2. Skilled Talent Shortage
Finding and retaining skilled employees is difficult. SMEs can’t always match the salaries or perks of larger companies, making it hard to build strong teams, especially in tech, sales, and management roles.
3. Technology Adoption
Many SMEs still operate with outdated processes. Digital transformation—like ERP, automation, e-commerce, and analytics—is expensive and requires expertise to implement effectively.
4. Compliance and Regulatory Burden
India’s legal and regulatory environment can feel complex. Taxation (GST filings), labour laws, licensing requirements, and frequent policy changes can drain time and resources that SMEs need for growth.
5. Market Competition
Competing with large corporations and global brands—especially on pricing, quality, distribution and marketing scale—is a tough task. Many SMEs lose out due to lack of branding and market reach.

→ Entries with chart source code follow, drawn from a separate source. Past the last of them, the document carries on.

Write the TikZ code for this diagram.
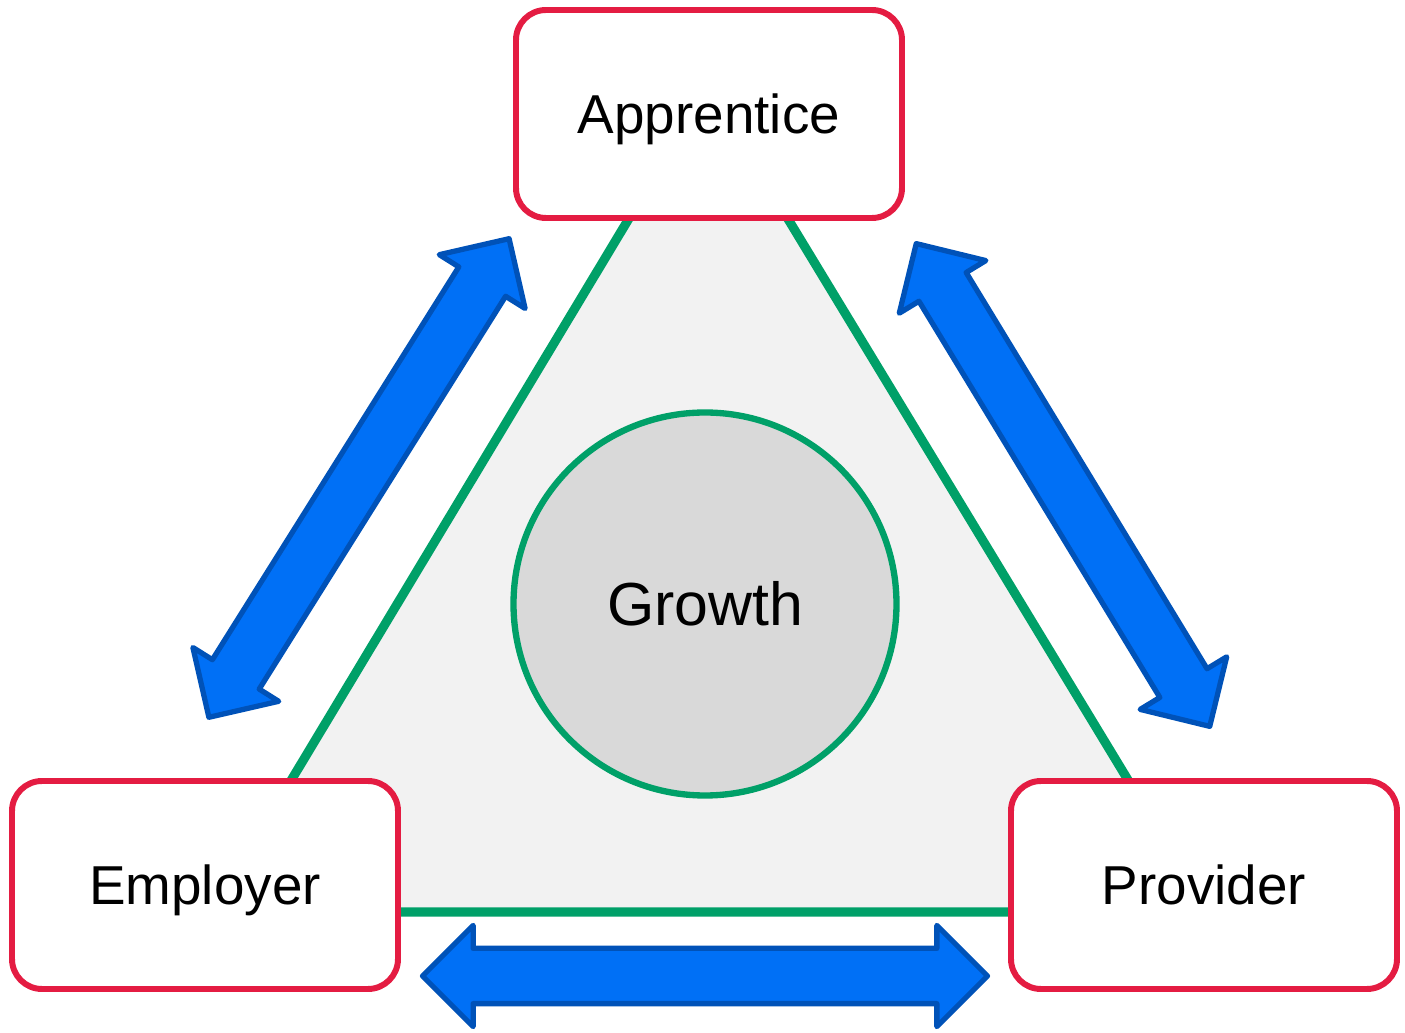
\documentclass[tikz,border=0pt]{standalone}
\usepackage{fontspec}
\setmainfont{Liberation Sans}
\usetikzlibrary{shapes.arrows}
\definecolor{rimred}{RGB}{228,28,66}
\definecolor{leafgreen}{RGB}{0,160,104}
\definecolor{flowblue}{RGB}{0,112,246}
\definecolor{flowedge}{RGB}{0,82,184}
\definecolor{panelgray}{RGB}{242,242,242}
\definecolor{coregray}{RGB}{217,217,217}

\begin{document}
\begin{tikzpicture}[every node/.style={font=\fontsize{15.6}{18}\selectfont},
  party/.style={draw=rimred, line width=1.7pt, rounded corners=0.3cm, fill=white,
    minimum width=3.86cm, minimum height=2.08cm, outer sep=0pt,
    text height=0.394cm, text depth=0pt},
  core/.style={circle, draw=leafgreen, line width=1.8pt, fill=coregray,
    minimum size=3.83cm, inner sep=0pt, font=\fontsize{17.3}{20}\selectfont,
    text height=0.437cm, text depth=0pt},
  twoway/.style={double arrow, draw=flowedge, fill=flowblue, line width=1.5pt, line join=round,
    minimum height=5.65cm, double arrow head extend=0.23cm,
    double arrow head indent=0pt, inner xsep=0pt, inner ysep=0.25cm}]
\useasboundingbox (0,0) rectangle (14.05,10.33);
% triangle corners
\coordinate (tri-top) at (7.08,9.46);
\coordinate (tri-left) at (2.12,1.21);
\coordinate (tri-right) at (12.08,1.21);
\filldraw[fill=panelgray, draw=leafgreen, line width=2.6pt] (tri-top) -- (tri-left) -- (tri-right) -- cycle;
\node[core] (growth) at (7.05,4.29) {Growth};
\node[party] (apprentice) at (7.09,9.19) {Apprentice};
\node[party] (employer) at (2.05,1.48) {Employer};
\node[party] (provider) at (12.04,1.48) {Provider};
% two-way links between the parties
\node[twoway, rotate=57.9] (app-emp) at (3.59,5.55) {};
\node[twoway, rotate=-58.7] (app-pro) at (10.63,5.48) {};
\node[twoway] (emp-pro) at (7.05,0.57) {};
\end{tikzpicture}
\end{document}
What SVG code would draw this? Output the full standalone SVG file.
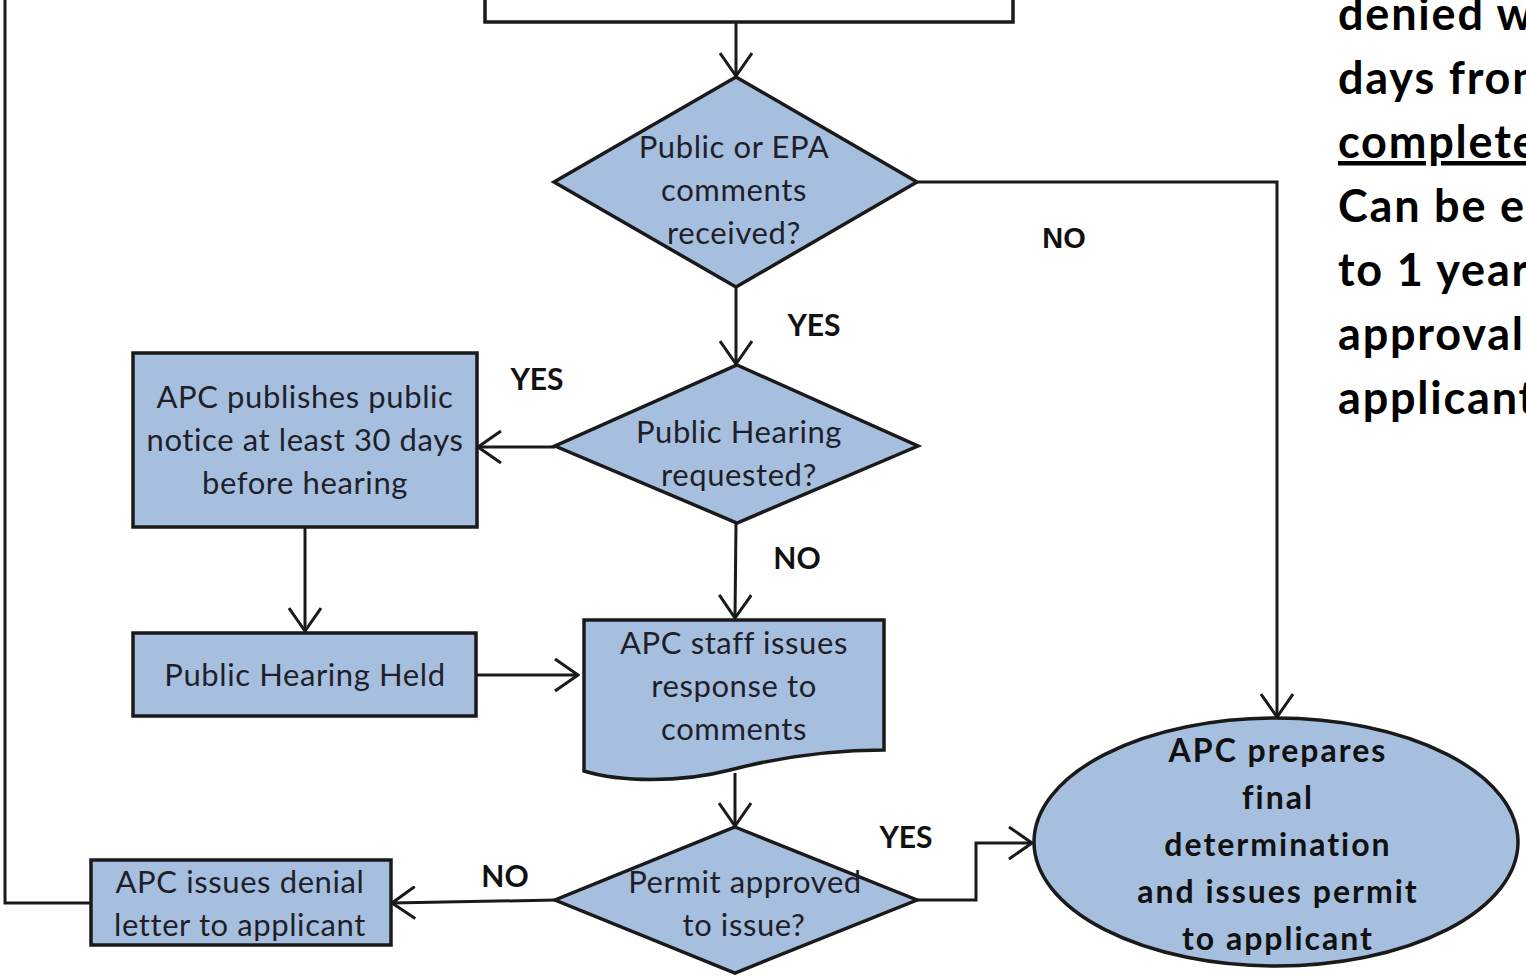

6. Supply Chain and Logistics Challenges
Unreliable supply chains, rising freight costs, infrastructure limitations, and delays in deliveries can greatly affect production schedules and customer satisfaction.
7. Limited Market Access
Connecting with bigger buyers, entering export markets, or acquiring new customers beyond local regions is still difficult without strong networks or marketing investments. Digital marketing skills are still developing in many SMEs.
8. Risk Management & Resilience
SMEs are vulnerable to external shocks (economic downturns, fluctuating demand, commodity price changes). They often lack the risk mitigation planning or financial buffers to handle disruptions.
In Summary
Growing an SME in India means balancing financial strength, talent development, technology integration, regulatory compliance, and market competitiveness — all while staying adaptable in a rapidly changing economy.